6. Reproducibility, extensibility, limitations, and scope of the name
SimART is organized around reproducible experiment definition. The paper states that one configuration file defines the scene, sensor sampling rates, Sionna RT settings for transmitter and receiver, Sionna SYS numerology, and the CKM grid. In the offline replay workflow, a trajectory rosbag containing poses is played, SimART nodes are launched, synchronized sensor, channel, and system outputs are published, and the entire session is recorded via rosbag. The resulting recording can be replayed in any ROS program and inspected with rviz or rqt_bag. The code is publicly available at https://github.com/guchuanv-alt/SimART, and the paper notes that the license is not specified there (Yan et al., 13 May 2026).

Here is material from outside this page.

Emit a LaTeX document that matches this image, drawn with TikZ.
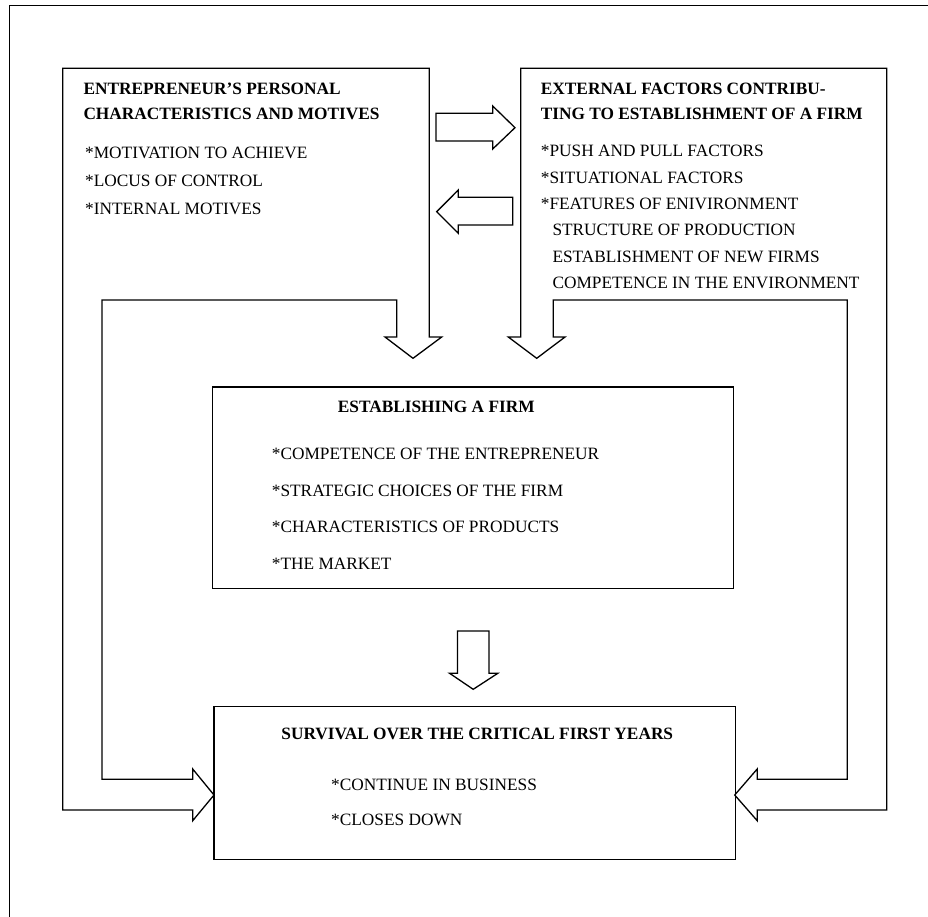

The platform is explicitly designed for extensibility. New environments can be introduced by swapping in any ROS-compatible simulator for aerial, ground, indoor, or maritime scenes. Sensors can be added or removed as ROS topics. Channel models can be varied through Sionna RT materials, frequencies, and arrays, while Sionna SYS exposes numerology, codebooks, and KPI computation. Algorithms can subscribe directly to synchronized multimodal topics to study beam prediction, CKM estimation, or SLAM-communication co-design. The paper’s comparative positioning emphasizes that SimART retains the strengths of robotics-only simulators while adding site-specific ray tracing, link/system evaluation, and CKMs; conversely, relative to ray-tracing-only tools it contributes platform motion, onboard sensing, and rosbag-based dataset capture (Yan et al., 13 May 2026).
The stated trade-offs are equally explicit. Mesh simplification and material annotation are required to construct propagation-ready assets. Exhaustive CKM generation is computationally heavy by design. Ray tracing can run slower than real time, although the shared simulated clock preserves alignment. Materials are assigned from a library rather than from per-site measurements. The paper demonstrates AirSim as the reference front end, but out-of-the-box adapters beyond AirSim are not detailed. Radar is not explicitly modeled in the case study, and adding new sensors requires ROS-compliant topics and, in some cases, simulator plugins (Yan et al., 13 May 2026).
The name also requires disambiguation. In the biological reaction–transport literature, the software introduced by Rangamani and collaborators is named SMART, standing for Spatial Modeling Algorithms for Reactions and Transport; the authors explicitly note that “SIMART” can appear as a misspelling in some contexts (Laughlin et al., 2023, Francis et al., 2024). Separately, an unrelated 2026 paper uses SIMART for a multimodal LLM that decomposes monolithic meshes into simulation-ready articulated assets for robotics and embodied AI (Zhang et al., 24 Mar 2026). Within the present usage, however, SimART refers specifically to the ROS-centered multimodal simulation platform for 6G ISAC described in (Yan et al., 13 May 2026).